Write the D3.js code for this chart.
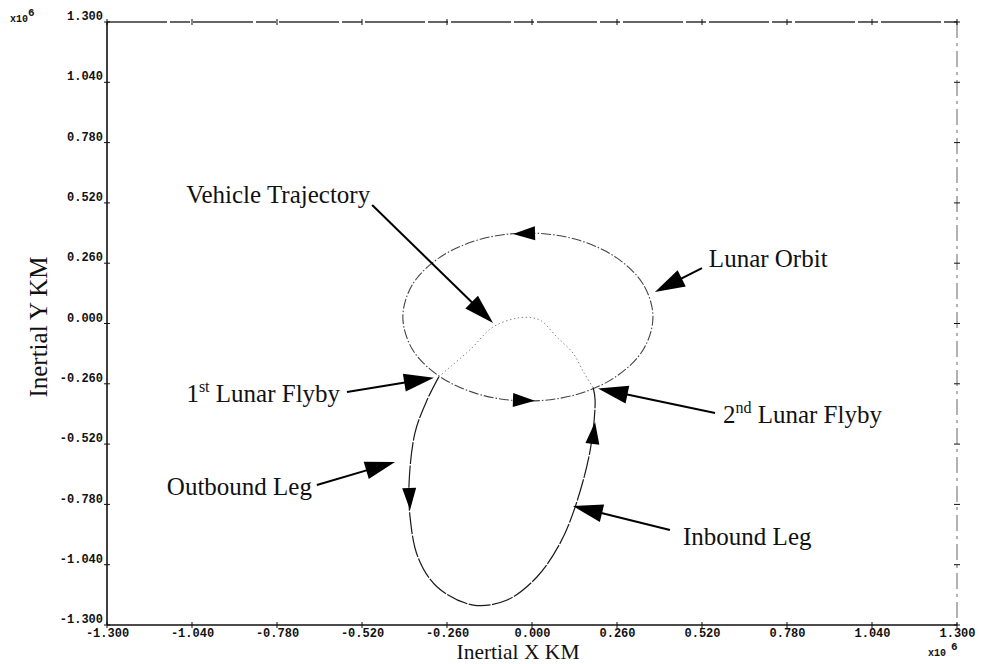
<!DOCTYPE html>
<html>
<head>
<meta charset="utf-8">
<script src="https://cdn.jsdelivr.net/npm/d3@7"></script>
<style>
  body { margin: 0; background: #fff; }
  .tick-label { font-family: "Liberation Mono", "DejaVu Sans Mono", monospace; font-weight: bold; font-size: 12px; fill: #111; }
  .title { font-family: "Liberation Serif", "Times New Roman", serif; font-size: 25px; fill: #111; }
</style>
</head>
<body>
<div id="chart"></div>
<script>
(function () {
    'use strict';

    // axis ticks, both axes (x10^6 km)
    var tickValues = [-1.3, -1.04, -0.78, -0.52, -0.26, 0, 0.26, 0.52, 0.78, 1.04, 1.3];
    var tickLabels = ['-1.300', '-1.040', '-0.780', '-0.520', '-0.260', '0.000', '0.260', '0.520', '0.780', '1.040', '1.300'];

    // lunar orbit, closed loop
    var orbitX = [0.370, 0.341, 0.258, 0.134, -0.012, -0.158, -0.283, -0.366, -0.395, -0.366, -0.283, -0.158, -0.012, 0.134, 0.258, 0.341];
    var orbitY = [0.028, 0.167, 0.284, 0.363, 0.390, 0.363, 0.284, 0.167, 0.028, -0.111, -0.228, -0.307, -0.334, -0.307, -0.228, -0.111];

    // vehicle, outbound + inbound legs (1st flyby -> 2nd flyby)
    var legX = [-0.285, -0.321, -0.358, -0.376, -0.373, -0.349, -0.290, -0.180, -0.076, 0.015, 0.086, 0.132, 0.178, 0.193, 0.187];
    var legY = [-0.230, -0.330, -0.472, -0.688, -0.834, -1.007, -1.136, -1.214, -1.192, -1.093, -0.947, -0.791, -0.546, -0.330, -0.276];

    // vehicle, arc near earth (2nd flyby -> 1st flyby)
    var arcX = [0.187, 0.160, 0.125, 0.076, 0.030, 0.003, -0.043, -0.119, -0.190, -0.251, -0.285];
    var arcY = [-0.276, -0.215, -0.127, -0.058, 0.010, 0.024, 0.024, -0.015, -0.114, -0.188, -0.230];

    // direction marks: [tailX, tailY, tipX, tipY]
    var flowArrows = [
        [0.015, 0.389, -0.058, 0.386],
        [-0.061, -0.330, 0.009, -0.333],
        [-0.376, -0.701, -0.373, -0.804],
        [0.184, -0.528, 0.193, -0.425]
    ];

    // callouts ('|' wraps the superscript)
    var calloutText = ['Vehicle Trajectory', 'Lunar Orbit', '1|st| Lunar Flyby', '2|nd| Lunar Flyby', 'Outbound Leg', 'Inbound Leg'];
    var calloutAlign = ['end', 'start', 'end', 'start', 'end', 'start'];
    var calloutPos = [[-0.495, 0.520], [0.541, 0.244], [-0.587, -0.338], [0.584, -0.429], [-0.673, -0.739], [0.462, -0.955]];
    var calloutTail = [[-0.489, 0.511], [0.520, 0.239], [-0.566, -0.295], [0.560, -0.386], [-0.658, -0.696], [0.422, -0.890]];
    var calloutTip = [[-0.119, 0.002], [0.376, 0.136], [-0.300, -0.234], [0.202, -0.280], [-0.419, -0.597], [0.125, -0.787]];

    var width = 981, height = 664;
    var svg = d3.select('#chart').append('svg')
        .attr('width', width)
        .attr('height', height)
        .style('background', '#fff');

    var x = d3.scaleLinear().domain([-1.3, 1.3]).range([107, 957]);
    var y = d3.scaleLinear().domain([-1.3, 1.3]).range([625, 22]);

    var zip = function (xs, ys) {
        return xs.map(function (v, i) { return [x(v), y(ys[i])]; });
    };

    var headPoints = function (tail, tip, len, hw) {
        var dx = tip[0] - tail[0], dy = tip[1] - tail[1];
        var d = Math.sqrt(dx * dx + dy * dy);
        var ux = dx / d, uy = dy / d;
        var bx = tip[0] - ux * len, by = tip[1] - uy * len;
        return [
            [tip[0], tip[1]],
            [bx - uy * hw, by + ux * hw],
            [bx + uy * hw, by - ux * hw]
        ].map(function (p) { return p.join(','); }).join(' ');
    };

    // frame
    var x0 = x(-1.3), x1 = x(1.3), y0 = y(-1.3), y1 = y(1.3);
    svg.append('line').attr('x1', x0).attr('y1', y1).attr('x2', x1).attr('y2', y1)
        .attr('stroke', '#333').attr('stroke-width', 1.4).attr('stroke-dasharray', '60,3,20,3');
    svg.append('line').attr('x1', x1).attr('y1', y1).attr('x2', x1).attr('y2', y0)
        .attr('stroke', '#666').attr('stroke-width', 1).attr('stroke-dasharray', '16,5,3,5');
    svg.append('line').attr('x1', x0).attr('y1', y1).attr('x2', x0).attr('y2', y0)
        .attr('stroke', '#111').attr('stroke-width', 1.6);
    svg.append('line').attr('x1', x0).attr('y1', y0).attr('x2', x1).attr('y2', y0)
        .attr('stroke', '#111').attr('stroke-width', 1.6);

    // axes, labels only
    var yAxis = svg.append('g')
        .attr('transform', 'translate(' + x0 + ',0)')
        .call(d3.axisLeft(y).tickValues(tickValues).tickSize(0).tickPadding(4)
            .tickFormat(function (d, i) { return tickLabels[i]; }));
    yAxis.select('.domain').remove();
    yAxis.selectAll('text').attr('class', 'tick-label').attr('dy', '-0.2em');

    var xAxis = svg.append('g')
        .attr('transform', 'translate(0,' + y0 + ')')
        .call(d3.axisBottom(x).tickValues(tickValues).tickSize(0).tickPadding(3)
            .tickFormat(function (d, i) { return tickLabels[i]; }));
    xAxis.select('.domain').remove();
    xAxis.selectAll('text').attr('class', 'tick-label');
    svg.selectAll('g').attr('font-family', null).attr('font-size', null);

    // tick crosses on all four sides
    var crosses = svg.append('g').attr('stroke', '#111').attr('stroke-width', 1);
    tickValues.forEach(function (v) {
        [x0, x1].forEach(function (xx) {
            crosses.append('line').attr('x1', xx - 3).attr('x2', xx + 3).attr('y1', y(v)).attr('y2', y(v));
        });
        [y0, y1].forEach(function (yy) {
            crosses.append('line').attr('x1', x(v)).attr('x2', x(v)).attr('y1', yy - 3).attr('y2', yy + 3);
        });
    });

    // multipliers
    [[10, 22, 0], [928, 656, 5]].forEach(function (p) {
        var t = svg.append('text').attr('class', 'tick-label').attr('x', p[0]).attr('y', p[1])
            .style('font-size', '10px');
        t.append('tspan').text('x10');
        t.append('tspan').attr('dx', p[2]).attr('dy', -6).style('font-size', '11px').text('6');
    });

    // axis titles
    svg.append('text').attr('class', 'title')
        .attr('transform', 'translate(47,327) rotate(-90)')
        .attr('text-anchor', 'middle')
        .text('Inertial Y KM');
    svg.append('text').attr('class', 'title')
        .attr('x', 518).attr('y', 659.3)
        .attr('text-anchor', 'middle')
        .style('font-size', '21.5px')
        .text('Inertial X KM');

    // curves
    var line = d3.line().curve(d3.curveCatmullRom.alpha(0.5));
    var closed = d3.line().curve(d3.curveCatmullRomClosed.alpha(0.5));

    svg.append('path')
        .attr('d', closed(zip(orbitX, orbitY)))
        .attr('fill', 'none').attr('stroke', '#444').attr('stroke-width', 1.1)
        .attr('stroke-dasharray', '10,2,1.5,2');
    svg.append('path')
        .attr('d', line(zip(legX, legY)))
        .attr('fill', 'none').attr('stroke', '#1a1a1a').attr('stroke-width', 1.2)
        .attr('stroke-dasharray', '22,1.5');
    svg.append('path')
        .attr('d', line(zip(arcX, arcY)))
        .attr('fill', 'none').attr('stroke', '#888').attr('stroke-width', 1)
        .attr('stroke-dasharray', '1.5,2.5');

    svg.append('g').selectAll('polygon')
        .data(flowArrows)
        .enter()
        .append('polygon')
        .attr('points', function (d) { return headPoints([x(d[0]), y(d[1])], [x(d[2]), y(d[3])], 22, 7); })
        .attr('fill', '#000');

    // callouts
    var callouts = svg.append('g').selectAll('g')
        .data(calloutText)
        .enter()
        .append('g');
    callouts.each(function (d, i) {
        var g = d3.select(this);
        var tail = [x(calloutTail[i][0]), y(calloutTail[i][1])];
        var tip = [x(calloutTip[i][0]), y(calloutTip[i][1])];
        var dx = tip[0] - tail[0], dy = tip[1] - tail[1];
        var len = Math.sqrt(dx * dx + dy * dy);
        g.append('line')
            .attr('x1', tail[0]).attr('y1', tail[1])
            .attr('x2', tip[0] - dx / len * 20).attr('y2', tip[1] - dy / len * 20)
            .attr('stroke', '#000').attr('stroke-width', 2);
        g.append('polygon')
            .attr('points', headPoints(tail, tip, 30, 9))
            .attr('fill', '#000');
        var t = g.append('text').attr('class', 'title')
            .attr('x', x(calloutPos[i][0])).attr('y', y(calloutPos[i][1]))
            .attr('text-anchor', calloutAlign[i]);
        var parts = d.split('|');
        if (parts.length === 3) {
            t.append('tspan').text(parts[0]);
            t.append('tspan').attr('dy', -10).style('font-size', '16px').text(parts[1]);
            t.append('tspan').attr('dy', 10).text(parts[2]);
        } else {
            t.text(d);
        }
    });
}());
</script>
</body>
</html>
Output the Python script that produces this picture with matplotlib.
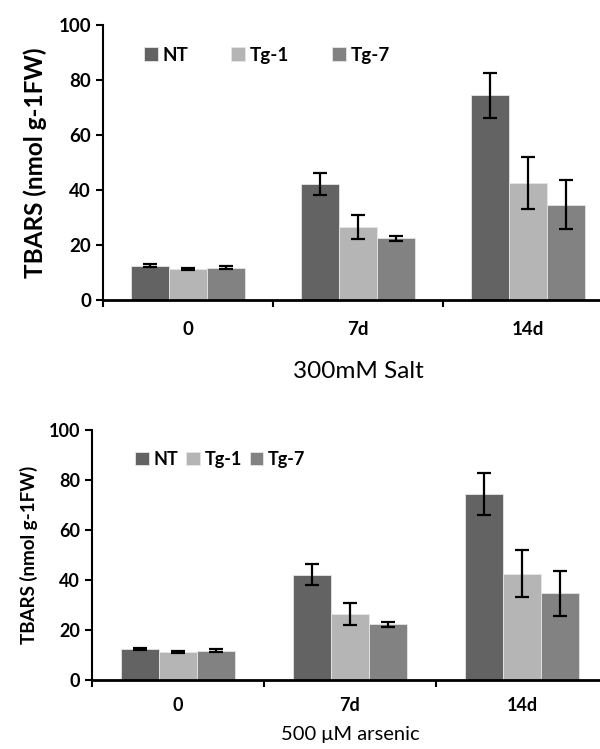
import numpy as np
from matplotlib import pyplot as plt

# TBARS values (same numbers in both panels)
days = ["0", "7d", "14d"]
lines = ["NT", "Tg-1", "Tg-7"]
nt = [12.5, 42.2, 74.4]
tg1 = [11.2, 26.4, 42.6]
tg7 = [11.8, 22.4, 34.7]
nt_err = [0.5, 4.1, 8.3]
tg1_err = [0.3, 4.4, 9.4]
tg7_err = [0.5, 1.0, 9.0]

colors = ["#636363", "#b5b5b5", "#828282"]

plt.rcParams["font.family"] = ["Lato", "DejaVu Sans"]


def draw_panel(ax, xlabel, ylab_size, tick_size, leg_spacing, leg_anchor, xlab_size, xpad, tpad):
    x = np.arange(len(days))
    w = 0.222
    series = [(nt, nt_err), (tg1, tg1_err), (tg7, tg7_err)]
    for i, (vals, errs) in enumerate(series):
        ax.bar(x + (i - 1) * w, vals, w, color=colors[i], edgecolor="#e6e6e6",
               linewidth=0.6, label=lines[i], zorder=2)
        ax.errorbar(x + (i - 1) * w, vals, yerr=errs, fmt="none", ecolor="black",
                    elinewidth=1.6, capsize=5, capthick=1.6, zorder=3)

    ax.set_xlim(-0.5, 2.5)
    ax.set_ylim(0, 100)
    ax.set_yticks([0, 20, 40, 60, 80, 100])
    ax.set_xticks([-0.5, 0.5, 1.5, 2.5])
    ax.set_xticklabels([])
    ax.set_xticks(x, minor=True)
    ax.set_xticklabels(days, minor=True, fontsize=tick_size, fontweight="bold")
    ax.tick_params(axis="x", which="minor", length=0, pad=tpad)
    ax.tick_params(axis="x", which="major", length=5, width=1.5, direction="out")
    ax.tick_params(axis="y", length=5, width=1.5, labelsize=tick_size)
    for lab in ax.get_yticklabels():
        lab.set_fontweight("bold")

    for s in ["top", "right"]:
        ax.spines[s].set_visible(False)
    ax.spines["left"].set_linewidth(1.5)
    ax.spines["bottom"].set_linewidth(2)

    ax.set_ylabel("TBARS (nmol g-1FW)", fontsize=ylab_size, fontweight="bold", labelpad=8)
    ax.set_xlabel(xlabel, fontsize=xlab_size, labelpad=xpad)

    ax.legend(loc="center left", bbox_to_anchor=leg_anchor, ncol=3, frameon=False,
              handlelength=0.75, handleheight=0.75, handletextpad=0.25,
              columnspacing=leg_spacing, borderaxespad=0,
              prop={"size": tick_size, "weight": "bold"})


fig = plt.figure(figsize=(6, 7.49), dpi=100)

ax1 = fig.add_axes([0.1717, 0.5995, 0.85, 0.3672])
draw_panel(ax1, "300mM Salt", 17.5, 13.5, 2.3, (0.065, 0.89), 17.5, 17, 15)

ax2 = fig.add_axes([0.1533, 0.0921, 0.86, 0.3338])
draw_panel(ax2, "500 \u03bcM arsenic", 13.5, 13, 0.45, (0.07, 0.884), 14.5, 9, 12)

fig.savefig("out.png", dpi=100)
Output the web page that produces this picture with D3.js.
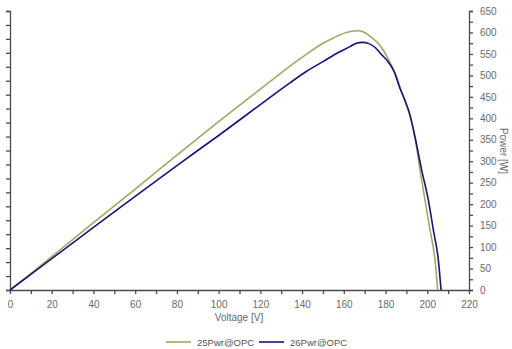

* **PROBLEM DESCRIPTION**
Track down all lines above with the string "produces" and copy them.

* **SOLVED EXERCISE**
Output the Python script that produces this picture with matplotlib.
Output the web page that produces this picture with D3.js.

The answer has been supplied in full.